For patients in New York, the idea that a doctor may fail to diagnose a serious disease like cancer is deeply disturbing. The potential for misdiagnosis escalates when the disorder in question is rare, such as appendix cancer. While colorectal cancer is a relatively common form of cancer, the growth of a cancerous tumor in the appendix is a much less frequent occurrence.
Appendix cancer can be a serious concern especially because many patients experience few early symptoms and they can carry similarities to other digestive concerns. For example, diarrhea, bloating and constipation can be signs of appendix cancer.
This type of cancer spreads easily and can be deadly. There is no clear purpose of the human appendix; without the appendix, people’s digestive systems function naturally. Because the appendix itself has no significant purpose, the cancer can be difficult to diagnose because it does not interfere in the early stages with any essential bodily function. In the early days of the disease, cancer can block the appendix and cause appendicitis; sometimes, this can lead to the cancer being removed before it has spread. In later stages, when it has spread, it can be difficult to treat.

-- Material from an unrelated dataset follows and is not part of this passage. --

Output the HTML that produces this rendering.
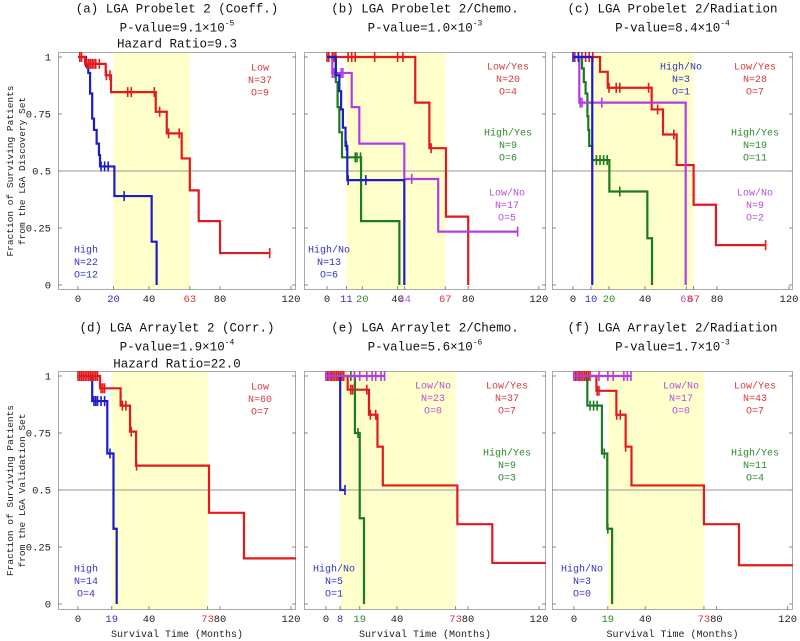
<!DOCTYPE html>
<html><head><meta charset="utf-8">
<style>
html,body{margin:0;padding:0;background:#fff;}
svg{display:block;font-family:"Liberation Mono","DejaVu Sans Mono",monospace;}
</style></head>
<body>
<svg id="chart" width="800" height="641" viewBox="0 0 800 641" xmlns="http://www.w3.org/2000/svg"></svg>
<script>
// ---------- data (months, survival fraction, censor times) ----------
// Panel a
const a_low_t=[4,15.6,18.6,43.8,50,58.4,63,68,80];
const a_low_s=[0.97,0.92,0.846,0.76,0.665,0.555,0.415,0.28,0.14];
const a_low_c=[1,2,5,6,7,8,9,10,12,16,18,28,30,43,46,51,57,108];
const a_high_t=[4.5,5.8,6.8,8,9,10.5,11.8,12.4,20.5,41.5,44.3];
const a_high_s=[0.96,0.93,0.84,0.73,0.68,0.62,0.57,0.52,0.39,0.19,0];
const a_high_c=[13,15,17,26];
// Panel b
const b_lowyes_t=[50,58,67.4,80];
const b_lowyes_s=[0.80,0.60,0.30,0];
const b_lowyes_c=[0,1,3,4,5,12,14,16,27,40,43,59];
const b_lowno_t=[3,14,18.3,43.8,63];
const b_lowno_s=[0.93,0.78,0.62,0.465,0.234];
const b_lowno_c=[3,4,8,9,48,108];
const b_highyes_t=[5,6,7,8.5,19.3,41];
const b_highyes_s=[0.89,0.78,0.67,0.56,0.28,0];
const b_highyes_c=[16,17,19];
const b_highno_t=[5,7,8,9,10.5,11.5,43.8];
const b_highno_s=[0.92,0.85,0.77,0.69,0.61,0.46,0];
const b_highno_c=[11,12,22];
// Panel c
const c_lowyes_t=[15,19.3,43.7,50,57.6,67,79.4];
const c_lowyes_s=[0.935,0.865,0.77,0.66,0.526,0.352,0.175];
const c_lowyes_c=[1,3,5,7,9,11,20,24,26,42,47,56,107];
const c_lowno_t=[3.5,62.6];
const c_lowno_s=[0.80,0];
const c_lowno_c=[4,5,16];
const c_highno_t=[10.7];
const c_highno_s=[0];
const c_highno_c=[0,3];
const c_highyes_t=[5,6,7,8,8.5,9,10.7,20.2,41.3,43.9];
const c_highyes_s=[0.95,0.89,0.84,0.74,0.68,0.61,0.548,0.41,0.205,0];
const c_highyes_c=[13,15,17,19,26];
// Panel d
const d_low_t=[12.4,24,29.3,32.7,73.8,93.5];
const d_low_s=[0.946,0.87,0.756,0.607,0.40,0.20];
const d_low_c=[0,1,2,3,4,5,6,7,8,9,10,11,13,14,15,25,27,30,33];
const d_high_t=[8,16.5,20,21.8];
const d_high_s=[0.89,0.66,0.33,0];
const d_high_c=[9,10,11,13,15,18];
// Panel e
const e_lowyes_t=[12.2,24.2,29,32,74,93.7];
const e_lowyes_s=[0.94,0.83,0.69,0.52,0.35,0.18];
const e_lowyes_c=[0,1,2,3,4,5,6,7,8,9,10,14,15,23,25,28];
const e_lowno_t=[];
const e_lowno_s=[];
const e_lowno_c=[0,2,16,19,23,26,28,31,33];
const e_highno_t=[8];
const e_highno_s=[0.5];
const e_highno_c=[10.7];
const e_highyes_t=[16.3,19,21.4];
const e_highyes_s=[0.75,0.376,0];
const e_highyes_c=[14,18];
// Panel f
const f_lowyes_t=[12.6,23.8,29,32.3,73,92.7];
const f_lowyes_s=[0.935,0.83,0.69,0.52,0.35,0.17];
const f_lowyes_c=[0,1,2,3,4,5,6,7,8,9,13,14,24,26,29];
const f_lowno_t=[];
const f_lowno_s=[];
const f_lowno_c=[0,2,14,19,22,28,30,32];
const f_highyes_t=[7.5,15.7,18.7,21.4];
const f_highyes_s=[0.87,0.66,0.33,0];
const f_highyes_c=[9,11,13,17,19];

const yTicks=[0,0.25,0.5,0.75,1];
const yTickLabels=["0","0.25","0.5","0.75","1"];

const RED="#e31a1c",BLUE="#1c1cc8",GREEN="#1f7a1f",PURPLE="#b43ce6";
const TRED="#d23c3c",TBLUE="#3434c0",TGREEN="#2e8a2e",TPURPLE="#b450dc";

const NS="http://www.w3.org/2000/svg";
const svg=document.getElementById('chart');
function mk(tag,attrs,parent){const e=document.createElementNS(NS,tag);for(const k in attrs)e.setAttribute(k,attrs[k]);(parent||svg).appendChild(e);return e;}

const panels=[
 {id:'a',fx:58,fw:238,fy:52,fh:238,x0:78,k:1.775,y0:285,y1:57,hl:[20,63],
  title:["(a) LGA Probelet 2 (Coeff.)","P-value=9.1×10","Hazard Ratio=9.3"],exp:"-5",ty:[8,27,43],
  xt:[[0,"#222"],[20,TBLUE],[40,"#222"],[63,TRED],[80,"#222"],[120,"#222"]],
  series:[{n:'high',t:a_high_t,s:a_high_s,c:a_high_c,col:BLUE},{n:'low',t:a_low_t,s:a_low_s,c:a_low_c,col:RED}],
  labels:[[260,67,"Low","N=37","O=9",TRED],[86,249,"High","N=22","O=12",TBLUE]],ylab:true},
 {id:'b',fx:304,fw:242,fy:52,fh:238,x0:327,k:1.765,y0:285,y1:57,hl:[11,67],
  title:["(b) LGA Probelet 2/Chemo.","P-value=1.0×10"],exp:"-3",ty:[8,27],
  xt:[[0,"#222"],[11,TBLUE],[20,TGREEN],[40,"#222"],[44,TPURPLE],[67,TRED],[80,"#222"],[120,"#222"]],
  series:[{n:'low-yes',t:b_lowyes_t,s:b_lowyes_s,c:b_lowyes_c,col:RED},{n:'low-no',t:b_lowno_t,s:b_lowno_s,c:b_lowno_c,col:PURPLE},{n:'high-yes',t:b_highyes_t,s:b_highyes_s,c:b_highyes_c,col:GREEN},{n:'high-no',t:b_highno_t,s:b_highno_s,c:b_highno_c,col:BLUE}],
  labels:[[508,66,"Low/Yes","N=20","O=4",TRED],[508,132,"High/Yes","N=9","O=6",TGREEN],[507,192,"Low/No","N=17","O=5",TPURPLE],[329,249,"High/No","N=13","O=6",TBLUE]]},
 {id:'c',fx:552,fw:241,fy:52,fh:238,x0:573,k:1.8,y0:285,y1:57,hl:[10,67],
  title:["(c) LGA Probelet 2/Radiation","P-value=8.4×10"],exp:"-4",ty:[8,27],
  xt:[[0,"#222"],[10,TBLUE],[20,TGREEN],[40,"#222"],[63,TPURPLE],[67,TRED],[80,"#222"],[120,"#222"]],
  series:[{n:'low-yes',t:c_lowyes_t,s:c_lowyes_s,c:c_lowyes_c,col:RED},{n:'high-yes',t:c_highyes_t,s:c_highyes_s,c:c_highyes_c,col:GREEN},{n:'low-no',t:c_lowno_t,s:c_lowno_s,c:c_lowno_c,col:PURPLE},{n:'high-no',t:c_highno_t,s:c_highno_s,c:c_highno_c,col:BLUE}],
  labels:[[681,66,"High/No","N=3","O=1",TBLUE],[755,66,"Low/Yes","N=28","O=7",TRED],[755,132,"High/Yes","N=19","O=11",TGREEN],[755,192,"Low/No","N=9","O=2",TPURPLE]]},
 {id:'d',fx:58,fw:238,fy:371,fh:239,x0:78,k:1.775,y0:604,y1:376,hl:[19,73],
  title:["(d) LGA Arraylet 2 (Corr.)","P-value=1.9×10","Hazard Ratio=22.0"],exp:"-4",ty:[327,346,363],
  xt:[[0,"#222"],[19,TBLUE],[40,"#222"],[73,TRED],[80,"#222"],[120,"#222"]],
  series:[{n:'high',t:d_high_t,s:d_high_s,c:d_high_c,col:BLUE},{n:'low',t:d_low_t,s:d_low_s,c:d_low_c,col:RED,end:130}],
  labels:[[260,386,"Low","N=60","O=7",TRED],[86,568,"High","N=14","O=4",TBLUE]],ylab:true,xlab:true},
 {id:'e',fx:304,fw:242,fy:371,fh:239,x0:326,k:1.775,y0:604,y1:376,hl:[8,73],
  title:["(e) LGA Arraylet 2/Chemo.","P-value=5.6×10"],exp:"-6",ty:[327,346],
  xt:[[0,"#222"],[8,TBLUE],[19,TGREEN],[40,"#222"],[73,TRED],[80,"#222"],[120,"#222"]],
  series:[{n:'low-yes',t:e_lowyes_t,s:e_lowyes_s,c:e_lowyes_c,col:RED,end:130},{n:'high-no',t:e_highno_t,s:e_highno_s,c:e_highno_c,col:BLUE},{n:'high-yes',t:e_highyes_t,s:e_highyes_s,c:e_highyes_c,col:GREEN},{n:'low-no',t:e_lowno_t,s:e_lowno_s,c:e_lowno_c,col:PURPLE}],
  labels:[[433,385,"Low/No","N=23","O=0",TPURPLE],[507,385,"Low/Yes","N=37","O=7",TRED],[507,452,"High/Yes","N=9","O=3",TGREEN],[334,568,"High/No","N=5","O=1",TBLUE]],xlab:true},
 {id:'f',fx:552,fw:241,fy:371,fh:239,x0:574,k:1.78,y0:604,y1:376,hl:[19,73],
  title:["(f) LGA Arraylet 2/Radiation","P-value=1.7×10"],exp:"-3",ty:[327,346],
  xt:[[0,"#222"],[19,TGREEN],[40,"#222"],[73,TRED],[80,"#222"],[120,"#222"]],
  series:[{n:'low-yes',t:f_lowyes_t,s:f_lowyes_s,c:f_lowyes_c,col:RED,end:130},{n:'high-yes',t:f_highyes_t,s:f_highyes_s,c:f_highyes_c,col:GREEN},{n:'low-no',t:f_lowno_t,s:f_lowno_s,c:f_lowno_c,col:PURPLE}],
  labels:[[681,385,"Low/No","N=17","O=0",TPURPLE],[755,385,"Low/Yes","N=43","O=7",TRED],[755,452,"High/Yes","N=11","O=4",TGREEN],[582,568,"High/No","N=3","O=0",TBLUE]],xlab:true}
];

panels.forEach(p=>{
  const X=t=>p.x0+t*p.k;
  const Y=s=>p.y0-s*(p.y0-p.y1);
  const g=mk('g',{});
  
  
  const cid='clip'+p.id;
  const cp=mk('clipPath',{id:cid},g);
  mk('rect',{x:p.fx,y:p.fy,width:p.fw,height:p.fh},cp);
  const hl=mk('rect',{x:X(p.hl[0]),y:p.fy,width:X(p.hl[1])-X(p.hl[0]),height:p.fh,fill:'#ffffcc'},g);
  
  
  const ml=mk('line',{x1:p.fx,x2:p.fx+p.fw,y1:Y(0.5),y2:Y(0.5),stroke:'#999','stroke-width':1},g);
  
  
  const fr=mk('rect',{x:p.fx+0.5,y:p.fy+0.5,width:p.fw-1,height:p.fh-1,fill:'none',stroke:'#aaa','stroke-width':1},g);
  
  
  yTicks.forEach((v,i)=>{
    mk('line',{x1:p.fx,x2:p.fx+4,y1:Y(v),y2:Y(v),stroke:'#888','stroke-width':1},g);
    mk('line',{x1:p.fx+p.fw-4,x2:p.fx+p.fw,y1:Y(v),y2:Y(v),stroke:'#888','stroke-width':1},g);
    if(p.ylab){
      const tl=mk('text',{x:p.fx-7,y:Y(v)+3.5,'text-anchor':'end','font-size':'10.5',fill:'#222'},g);
      tl.textContent=yTickLabels[i];
      
      
    }
  });
  p.xt.forEach(([v,col])=>{
    mk('line',{x1:X(v),x2:X(v),y1:p.fy+p.fh,y2:p.fy+p.fh-4,stroke:'#888','stroke-width':1},g);
    const tl=mk('text',{x:X(v),y:p.fy+p.fh+12,'text-anchor':'middle','font-size':'10.5',fill:col},g);
    tl.textContent=String(v);
    
    
  });
  const sg=mk('g',{'clip-path':'url(#'+cid+')'},g);
  p.series.forEach(se=>{
    let d='M'+X(0)+','+Y(1);
    let cur=1;
    for(let i=0;i<se.t.length;i++){d+=' H'+X(se.t[i])+' V'+Y(se.s[i]);cur=se.s[i];}
    const lastStep=se.t.length?se.t[se.t.length-1]:0;
    const lastC=se.c.length?Math.max(...se.c):0;
    let end=se.end!==undefined?se.end:Math.max(lastStep,lastC);
    if(cur>0||se.end!==undefined) d+=' H'+X(end);
    const path=mk('path',{d:d,fill:'none',stroke:se.col,'stroke-width':2.2},sg);
    
    
    se.c.forEach(ct=>{
      let sv=1;
      for(let i=0;i<se.t.length;i++){if(se.t[i]<=ct)sv=se.s[i];}
      const cm=mk('line',{x1:X(ct),x2:X(ct),y1:Y(sv)-5,y2:Y(sv)+5,stroke:se.col,'stroke-width':1.6},sg);
      
      
    });
  });
  p.labels.forEach(l=>{
    const tg=mk('g',{},g);
    
    
    [l[2],l[3],l[4]].forEach((s,i)=>{
      const t=mk('text',{x:l[0],y:l[1]+i*12.6+3.5,'text-anchor':'middle','font-size':'10',fill:l[5]},tg);
      t.textContent=s;
    });
  });
  const cx=p.fx+p.fw/2;
  p.title.forEach((s,i)=>{
    const t=mk('text',{x:cx,y:p.ty[i]+4.5,'text-anchor':'middle','font-size':'12.5',fill:'#111'},g);
    
    
    if(i==1){
      t.textContent=s;
      const ts=mk('tspan',{dy:'-6','font-size':'8'},t);
      ts.textContent=p.exp;
    } else t.textContent=s;
  });
  if(p.ylab){
    const cy=p.fy+p.fh/2;
    const yl=mk('text',{transform:'translate(13,'+cy+') rotate(-90)','text-anchor':'middle','font-size':'9.5',fill:'#222'},g);
    
    
    const t1=mk('tspan',{x:0,y:0},yl);t1.textContent='Fraction of Surviving Patients';
    const t2=mk('tspan',{x:0,y:12},yl);t2.textContent=p.id=='a'?'from the LGA Discovery Set':'from the LGA Validation Set';
  }
  if(p.xlab){
    const xl=mk('text',{x:p.fx+p.fw/2,y:637,'text-anchor':'middle','font-size':'10',fill:'#222'},g);
    xl.textContent='Survival Time (Months)';
    
    
  }
});
</script>
</body></html>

The most common treatment for appendix cancer is the removal of the tumor, generally by removing the appendix and part of the colon. Chemotherapy is also used to eradicate cancer from the body. Early detection and treatment is critical to achieving a successful outcome for appendix cancer sufferers.
The consequences of a failure to diagnose cancer can be deadly. In some cases, a doctor or hospital had all of the information they need, yet still failed to diagnose the cancer. Patients who have been misdiagnosed and have suffered a worsening medical condition as a result may choose to consult with a medical malpractice lawyer on steps that can be taken to seek compensation for damages.